It's a little confusing at first, the Métro. Unlike Chicago, or even Salt Lake City**, Paris' Métro does not have multiple trains running the same line--what I mean by this is hard to explain.
When you get off the #11 train, it does transfer to the #4, and you don't have to leave the station, but you do have to find the Sortie (exit) labelled 4, and probably go up some stairs, walk a couple of hallways, and decide if you are going in the direction of Porte d'Orléans or Porte de Clignancourt***, and then go down some more stairs to the #4 train line.
On the other hand, the buses run as infrequently as once every five minutes, and occasionally as often as every minute, though it's usually once every two to four minutes.
Also, the plus side of one train per track is that one never boards the wrong train by accident, due to inattention, texting, etc.
Getting off at the right stop if one is not paying attention†† is another matter altogether.

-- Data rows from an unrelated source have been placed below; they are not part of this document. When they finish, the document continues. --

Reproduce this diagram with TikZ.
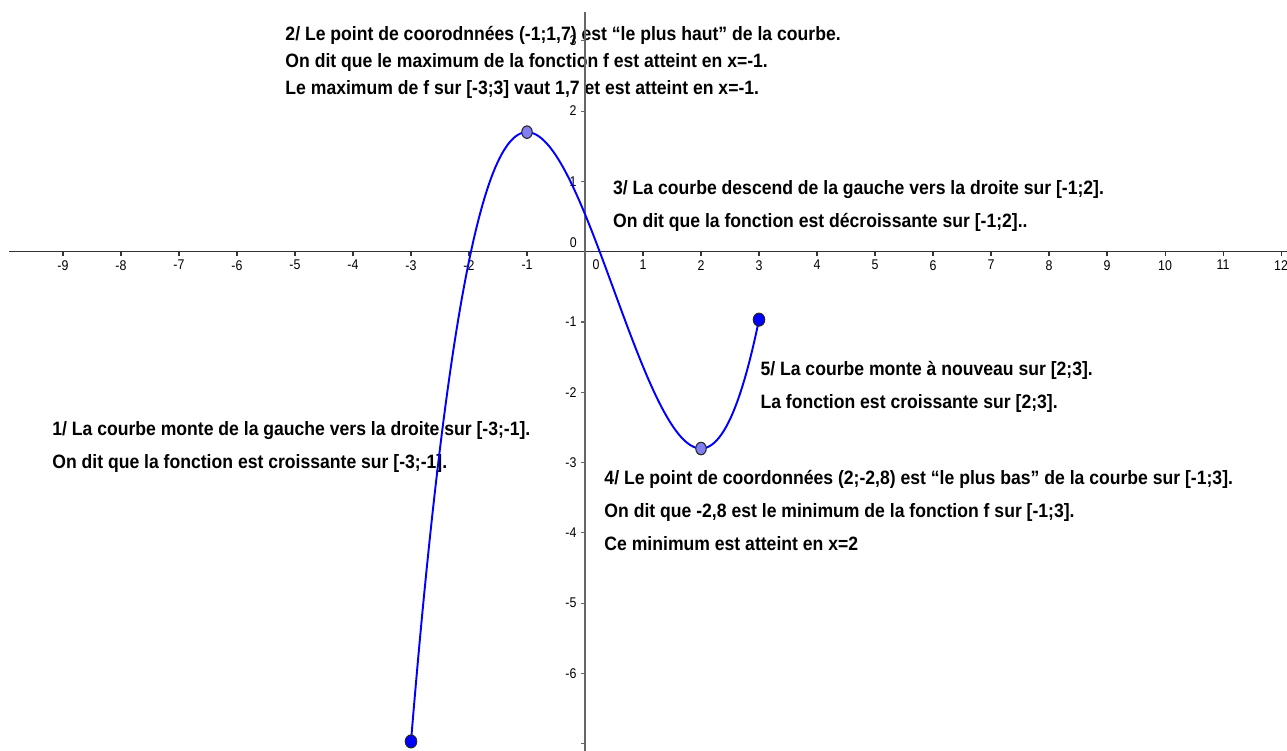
\documentclass[tikz,border=0pt]{standalone}
\usepackage{fontspec}
\newfontfamily\notefont{Liberation Sans}[FakeStretch=0.91]
\newfontfamily\tickfont{Liberation Sans}[FakeStretch=0.88]
\usetikzlibrary{positioning,shapes.geometric}
\definecolor{CurveBlue}{HTML}{0000FF}
\definecolor{PointLight}{HTML}{8080F0}
\definecolor{AxisGray}{HTML}{666666}
\definecolor{AxisDark}{HTML}{333333}

\tikzset{
  note/.style={font=\notefont\bfseries\fontsize{11}{18.8}\selectfont,align=left,anchor=north west,inner sep=0pt},
  notetight/.style={note,font=\notefont\bfseries\fontsize{11}{15.4}\selectfont},
  ticklab/.style={font=\tickfont\fontsize{8}{9}\selectfont,text=black,inner sep=0pt},
  endpt/.style={ellipse,draw=black!85,line width=0.6pt,fill=CurveBlue,minimum width=0.23cm,minimum height=0.26cm,inner sep=0pt},
  extpt/.style={endpt,fill=PointLight,minimum width=0.21cm,minimum height=0.25cm}
}

\begin{document}
\begin{tikzpicture}[x=1.16cm,y=1.406cm]
  \useasboundingbox (-10.086,-7.102) rectangle (12.103,3.580);
  \clip (-10.086,-7.102) rectangle (12.103,3.580);

  % commentaires
  \node[notetight] (txtmax) at (-5.17,3.21)
    {2/ Le point de coorodnnées (-1;1,7) est “le plus haut” de la courbe.\\
     On dit que le maximum de la fonction f est atteint en x=-1.\\
     Le maximum de f sur [-3;3] vaut 1,7 et est atteint en x=-1.};
  \node[note] (txtdec) at (0.48,1.02)
    {3/ La courbe descend de la gauche vers la droite sur [-1;2].\\
     On dit que la fonction est décroissante sur [-1;2]..};
  \node[note] (txtmont) at (3.02,-1.555)
    {5/ La courbe monte à nouveau sur [2;3].\\
     La fonction est croissante sur [2;3].};
  \node[note] (txtcroi) at (-9.19,-2.41)
    {1/ La courbe monte de la gauche vers la droite sur [-3;-1].\\
     On dit que la fonction est croissante sur [-3;-1].};
  \node[note] (txtmin) at (0.33,-3.10)
    {4/ Le point de coordonnées (2;-2,8) est “le plus bas” de la courbe sur [-1;3].\\
     On dit que -2,8 est le minimum de la fonction f sur [-1;3].\\
     Ce minimum est atteint en x=2};

  % axes
  \draw[AxisDark,line width=0.8pt] (-9.93,0) -- (12.2,0);
  \draw[AxisGray,line width=0.8pt] (0,3.41) -- (0,-7.2);
  \foreach \i in {-9,...,-1,1,2,...,12}
    \draw[AxisDark,line width=0.6pt] (\i,0) -- ++(0pt,-2.3pt)
      node[ticklab,below=2.3pt] (xl\i) {\i};
  \foreach \j in {-6,...,-1,1,2,3}
    \draw[AxisGray,line width=0.6pt] (0,\j) -- ++(-2.3pt,0pt)
      node[ticklab,left=2.3pt] (yl\j) {\j};
  \draw[AxisGray,line width=0.6pt] (0,-7) -- ++(-2.3pt,0pt);
  \node[ticklab,anchor=south east] (yl0) at (-4.5pt,2pt) {0};
  \node[ticklab,anchor=north] (xl0) at (6.3pt,-4.5pt) {0};

  % courbe
  \draw[CurveBlue,line width=1.1pt,domain=-3:3,samples=150,smooth]
    plot (\x,{(\x)*(\x)*(\x)/3-(\x)*(\x)/2-2*(\x)+0.5333});

  % points
  \node[endpt] (pa) at (-3,-6.9667) {};
  \node[endpt] (pb) at (3,-0.9667) {};
  \node[extpt] (pmax) at (-1,1.7) {};
  \node[extpt] (pmin) at (2,-2.8) {};
\end{tikzpicture}
\end{document}
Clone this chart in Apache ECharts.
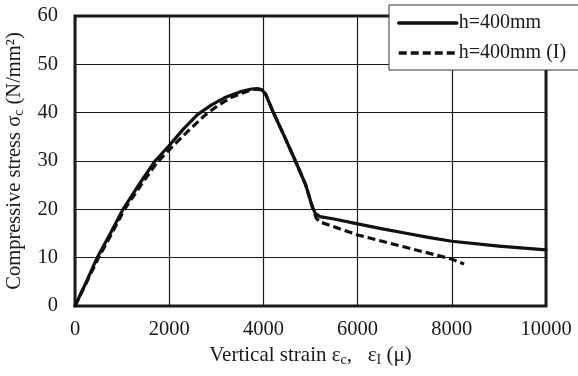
<!DOCTYPE html>
<html>
<head>
<meta charset="utf-8">
<script src="https://cdn.jsdelivr.net/npm/echarts@6/dist/echarts.min.js"></script>
<style>
  html, body { margin: 0; padding: 0; background: #fff; }
  #chart { width: 578px; height: 376px; }
</style>
</head>
<body>
<div id="chart"></div>
<script>
// strain (μ) / stress (N/mm2)
const solidStrain = [0, 250, 470, 750, 1020, 1350, 1700, 2000, 2300, 2600, 2900, 3200, 3500, 3750, 3870, 3960, 4050, 4190, 4450, 4680, 4900, 5040, 5100, 5200, 5500, 6000, 6500, 7000, 7500, 8000, 9000, 10000];
const solidStress = [0, 5.2, 10, 15, 20, 25, 30, 33.2, 36.6, 39.6, 41.6, 43.2, 44.3, 44.9, 45, 44.8, 43.8, 40.5, 35, 30, 25, 20.5, 19.2, 18.5, 18, 17, 16, 15.1, 14.2, 13.4, 12.4, 11.6];
const dashStrain = [0, 260, 500, 780, 1050, 1400, 1750, 2050, 2400, 2750, 3050, 3350, 3650, 3850, 3960, 4050, 4190, 4450, 4680, 4900, 5040, 5120, 5200, 6000, 7000, 8000, 8260];
const dashStress = [0, 5.2, 10, 15, 20, 25, 29.8, 32.8, 36.2, 39.4, 41.6, 43.3, 44.4, 44.9, 44.7, 43.8, 40.5, 35, 30, 25, 20.5, 18.2, 17.4, 14.7, 12.2, 9.7, 8.7];
const xTicks = [0, 2000, 4000, 6000, 8000, 10000];
const seriesNames = ['h=400mm', 'h=400mm (I)'];

const pairs = (xs, ys) => xs.map((x, i) => [x, ys[i]]);
const font = '"Liberation Serif", "DejaVu Serif", serif';
const ink = '#1a1a1a';

const chart = echarts.init(document.getElementById('chart'));
chart.setOption({
  animation: false,
  textStyle: { fontFamily: font, color: ink },
  grid: {
    left: 75, right: 32, top: 16, bottom: 70,
    outerBoundsMode: 'none', containLabel: false,
    show: true, borderColor: ink, borderWidth: 3, backgroundColor: 'transparent'
  },
  legend: {
    left: 389, top: 5,
    orient: 'vertical',
    backgroundColor: '#fff',
    borderColor: '#333', borderWidth: 1,
    padding: [8, 30, 7, 8],
    itemWidth: 58, itemHeight: 14, itemGap: 10,
    itemStyle: { opacity: 0 },
    lineStyle: { width: 3.5 },
    textStyle: { fontFamily: font, fontSize: 20, color: ink, padding: [0, 0, 0, -3] },
    data: seriesNames
  },
  xAxis: {
    type: 'value', min: 0, max: 10000, interval: 2000,
    axisLine: { show: false },
    axisTick: { show: false },
    splitLine: { lineStyle: { color: ink, width: 1.2 } },
    axisLabel: {
      fontFamily: font, fontSize: 20.5, color: ink, margin: 13,
      formatter: v => xTicks.includes(v) ? String(v) : ''
    },
    name: '{t|Vertical strain ε}{s|c}{t|,   ε}{s|I}{t| (μ)}',
    nameLocation: 'middle', nameGap: 38,
    nameTextStyle: {
      rich: {
        t: { fontFamily: font, fontSize: 21, color: ink },
        s: { fontFamily: font, fontSize: 14, color: ink, padding: [9, 0, 0, 0] }
      }
    }
  },
  yAxis: {
    type: 'value', min: 0, max: 60, interval: 10,
    axisLine: { show: false },
    axisTick: { show: false },
    splitLine: { lineStyle: { color: ink, width: 1.2 } },
    axisLabel: { fontFamily: font, fontSize: 20.5, color: ink, margin: 17 },
    name: '{t|Compressive stress σ}{s|c}{t| (N/mm²)}',
    nameLocation: 'middle', nameGap: 42,
    nameTextStyle: {
      rich: {
        t: { fontFamily: font, fontSize: 20.5, color: ink },
        s: { fontFamily: font, fontSize: 14, color: ink, padding: [9, 0, 0, 0] }
      }
    }
  },
  series: [
    {
      name: seriesNames[0], type: 'line', data: pairs(solidStrain, solidStress),
      symbol: 'none', showSymbol: false, smooth: false, z: 3,
      lineStyle: { color: '#111', width: 3.2, type: 'solid', join: 'round', cap: 'round' },
      itemStyle: { color: '#111' }
    },
    {
      name: seriesNames[1], type: 'line', data: pairs(dashStrain, dashStress),
      symbol: 'none', showSymbol: false, smooth: false, z: 2,
      lineStyle: { color: '#111', width: 3.2, type: [8, 4], join: 'round' },
      itemStyle: { color: '#111' }
    }
  ]
});
</script>
</body>
</html>
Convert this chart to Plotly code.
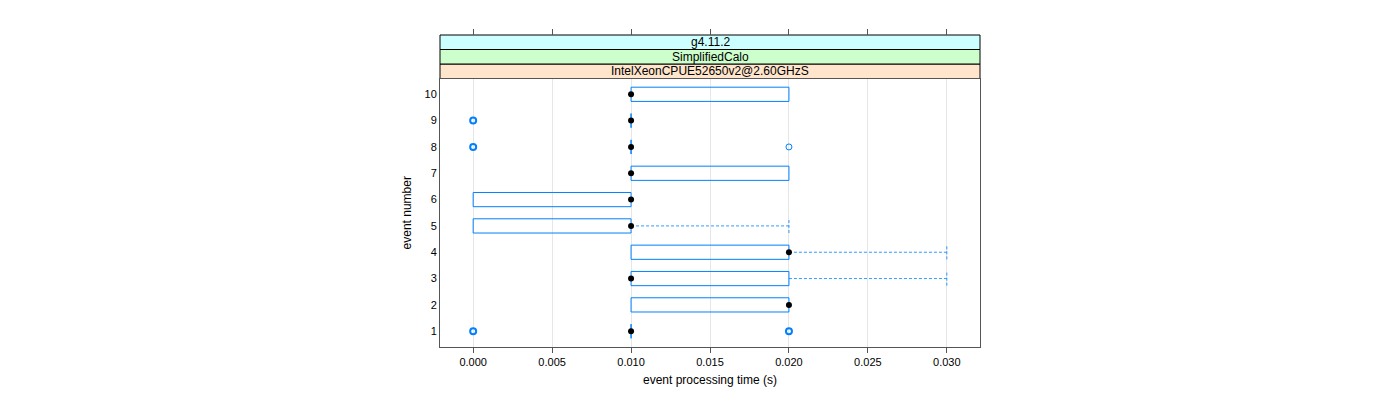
import plotly.graph_objects as go

# box statistics per event (seconds)
events = [1, 2, 3, 4, 5, 6, 7, 8, 9, 10]
q1 = [0.01, 0.01, 0.01, 0.01, 0.00, 0.00, 0.01, 0.01, 0.01, 0.01]
median = [0.01, 0.02, 0.01, 0.02, 0.01, 0.01, 0.01, 0.01, 0.01, 0.01]
q3 = [0.01, 0.02, 0.02, 0.02, 0.01, 0.01, 0.02, 0.01, 0.01, 0.02]
whisk_lo = [0.01, 0.01, 0.01, 0.01, 0.00, 0.00, 0.01, 0.01, 0.01, 0.01]
whisk_hi = [0.01, 0.02, 0.03, 0.03, 0.02, 0.01, 0.02, 0.01, 0.01, 0.02]
outliers = [[0.0, 0.0, 0.02, 0.02], [], [], [], [], [], [], [0.0, 0.0, 0.02], [0.0, 0.0], []]

strips = ["g4.11.2", "SimplifiedCalo", "IntelXeonCPUE52650v2@2.60GHzS"]
strip_cols = ["#ccffff", "#ccffcc", "#ffe5cc"]

blue = "#0080ff"
h = 0.27

box_x, box_y = [], []
wx, wy = [], []
for e, a, b, lo, hi in zip(events, q1, q3, whisk_lo, whisk_hi):
    box_x += [a, b, b, a, a, None]
    box_y += [e - h, e - h, e + h, e + h, e - h, None]
    if lo < a:
        wx += [lo, a, None, lo, lo, None]
        wy += [e, e, None, e - h, e + h, None]
    if hi > b:
        wx += [b, hi, None, hi, hi, None]
        wy += [e, e, None, e - h, e + h, None]

# outliers: overplotted points look heavier
ox, oy, ow = [], [], []
for e, pts in zip(events, outliers):
    for v in sorted(set(pts)):
        ox.append(v)
        oy.append(e)
        ow.append(2 if pts.count(v) > 1 else 1)

fig = go.Figure()
fig.add_trace(go.Scatter(x=wx, y=wy, mode='lines', line=dict(color=blue, width=1, dash='3px,2px'), opacity=0.8))
fig.add_trace(go.Scatter(x=box_x, y=box_y, mode='lines', line=dict(color=blue, width=1)))
fig.add_trace(go.Scatter(x=ox, y=oy, mode='markers',
                         marker=dict(symbol='circle-open', size=6, color=blue, line=dict(width=ow, color=blue))))
fig.add_trace(go.Scatter(x=median, y=events, mode='markers', marker=dict(color='black', size=6)))

ytop = 268.5 / 312
font = dict(family="Liberation Sans, Arial, sans-serif", size=12, color="black")
tickfont = dict(family="Liberation Sans, Arial, sans-serif", size=11, color="black")
xticks = [0.0, 0.005, 0.01, 0.015, 0.02, 0.025, 0.03]

# the html page has an 8px body margin, so margins are shifted by 8
fig.update_layout(
    width=1400, height=400, showlegend=False,
    paper_bgcolor='white', plot_bgcolor='white', font=font,
    margin=dict(l=432, r=428, t=27, b=61),
    xaxis=dict(range=[-0.0021, 0.0321], tickvals=xticks, ticktext=["%.3f" % v for v in xticks],
               ticks='outside', ticklen=5, tickcolor='#555', showgrid=True, gridcolor='#e6e6e6',
               showline=True, linecolor='#555', mirror=True, zeroline=False, tickfont=tickfont,
               title=dict(text="event processing time (s)", standoff=8, font=font)),
    xaxis2=dict(overlaying='x', matches='x', anchor='free', position=1, side='top',
                tickvals=xticks, ticks='outside', ticklen=6, tickcolor='#555',
                showticklabels=False, showgrid=False, showline=False, zeroline=False),
    yaxis=dict(domain=[0, ytop], range=[0.4, 10.6], tickvals=events, ticks='', showgrid=False,
               showline=True, linecolor='#555', mirror=True, zeroline=False, tickfont=tickfont,
               title=dict(text="event number", standoff=10, font=font)),
)
fig.add_trace(go.Scatter(x=[None], y=[None], xaxis='x2', showlegend=False))

sh = (1 - ytop) / 3
for i, (txt, col) in enumerate(zip(reversed(strips), reversed(strip_cols))):
    y0 = ytop + i * sh
    fig.add_shape(type='rect', xref='paper', yref='paper', x0=0, x1=1, y0=y0, y1=y0 + sh,
                  fillcolor=col, line=dict(color='black', width=1), layer='below')
    fig.add_annotation(text=txt, xref='paper', yref='paper', x=0.5, y=y0 + sh / 2,
                       showarrow=False, font=font, yanchor='middle')

fig.write_html("out.html")
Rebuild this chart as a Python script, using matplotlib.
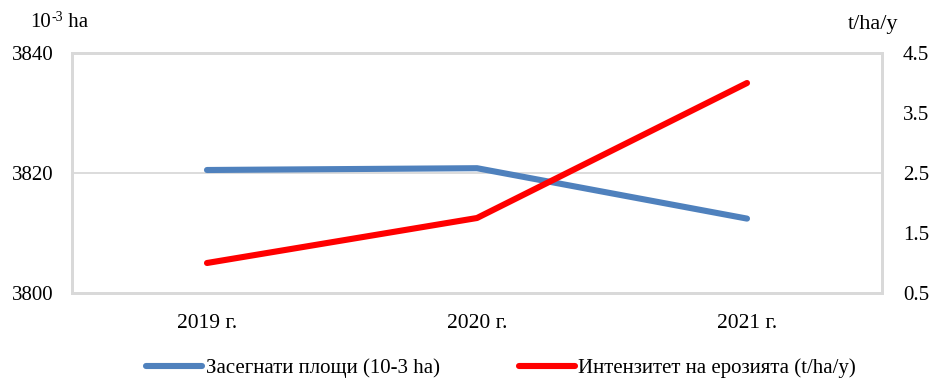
import matplotlib
matplotlib.use("Agg")
import matplotlib.pyplot as plt
from matplotlib.text import Annotation

plt.rcParams['font.family'] = ['Liberation Serif', 'DejaVu Serif']

years = ["2019 г.", "2020 г.", "2021 г."]
area = [3820.5, 3820.8, 3812.4]
intensity = [1.0, 1.75, 4.0]
area_label = "Засегнати площи (10-3 ha)"
intensity_label = "Интензитет на ерозията (t/ha/y)"
left_ticks = [3800, 3820, 3840]
right_ticks = [0.5, 1.5, 2.5, 3.5, 4.5]

blue = "#4F81BD"
red = "#FF0000"
grid_col = "#D9D9D9"

fig = plt.figure(figsize=(9.3, 3.81), dpi=100)
ax = fig.add_axes([72 / 930, 1 - 293 / 381, 810 / 930, 240 / 381])
ax2 = ax.twinx()

x = list(range(len(years)))
l1, = ax.plot(x, area, color=blue, lw=4.4, solid_capstyle='round',
              solid_joinstyle='round', label=area_label, zorder=3)
l2, = ax2.plot(x, intensity, color=red, lw=4.4, solid_capstyle='round',
               solid_joinstyle='round', label=intensity_label, zorder=3)

ax.set_xlim(-0.5, 2.5)
ax.set_ylim(3800, 3840)
ax2.set_ylim(0.5, 4.5)
ax.set_xticks(x)
ax.set_xticklabels(years, fontsize=15.5)
ax.set_yticks(left_ticks)
ax.set_yticklabels([str(v) for v in left_ticks], fontsize=15)
ax2.set_yticks(right_ticks)
ax2.set_yticklabels([f"{v:.1f}" for v in right_ticks], fontsize=15)

ax.grid(axis='y', color=grid_col, lw=1.3)
ax.tick_params(axis='both', length=0)
ax.tick_params(axis='y', pad=13)
ax.tick_params(axis='x', pad=15)
ax2.tick_params(axis='y', length=0, pad=15)
for a in (ax, ax2):
    for s in a.spines.values():
        s.set_color(grid_col)
        s.set_linewidth(2)

# left unit label: "10" with a raised "-3", then " ha" on the same baseline
t_base = fig.text(30 / 930, 1 - 27 / 381, "10", fontsize=15,
                  ha='left', va='baseline')
t_sup = fig.add_artist(Annotation(
    "-3", xy=(1, 0), xycoords=t_base, xytext=(0.5, 6), textcoords='offset points',
    fontsize=10, ha='left', va='bottom'))
fig.add_artist(Annotation(
    " ha", xy=(1, 0), xycoords=(t_sup, t_base), xytext=(0, 0),
    textcoords='offset points', fontsize=15, ha='left', va='bottom'))

fig.text(873 / 930, 1 - 24 / 381, "t/ha/y", fontsize=16,
         ha='center', va='center')

fig.legend(handles=[l1, l2], loc='center', bbox_to_anchor=(501 / 930, 1 - 368 / 381),
           ncol=2, frameon=False, fontsize=15, handlelength=2.7,
           handletextpad=0.15, columnspacing=3.8)

fig.savefig("out.png", dpi=100)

Finally, the sheer entertainment value of the Parisien métro beats all--here's a fraction of what I have seen not only in the halls and stations:
but in the cars themselves:


* I meant to post this yesterday, but there were problems uploading the pictures and videos, and I eventually just had to shut down the computer and start over, and I finally got to it again about 24+ hours later. So now I'm posting one picture and one video. I'll try to get the rest out soon. 
** I did not use New York's metro, so I cannot say anything about it
*** The hallways divide the people going to one end of the sine to the people going to the other end.
There are a LOT of stairs. Today, even counting the ten floors I climbed Before Leaving the House^, I've climbed 37 Floors^^.
^ Did I mention it's a four-story house? We're on the first floor+, but of course there's the kitchen, and a bathroom that actually gets heated++, all on the Ground Floor. So we go up and down a fair amount.
+ One up from the Ground or Main Floor
++ The bathroom on our floor, besides not having a shower, was once an outside stair, if I remember the conversion-from-carpentry-to-residence story properly. 
^^My fancy pedometer/floors-climbed-counter/calories-burned-counter/etc. says I've climbed Victoria Falls today.
†† The #4 line even announces the stops, but we still missed Concorde.

05 April 2012

Breakfast

Okay, I have got to say something about the food:
My breakfast (at 2pm) is:
Two palm-sized chunks (torn off the loaf, as is proper) of baguette,
One (massive) croissant,
A banana, and
Some grapes that we bought from a fruit-seller in the Metro last night.
I have some butter (for the baguette) and some plum jam, which I am mostly ignoring, even though it's the best jam ever*, because the baguette is so good plain it's ridiculous.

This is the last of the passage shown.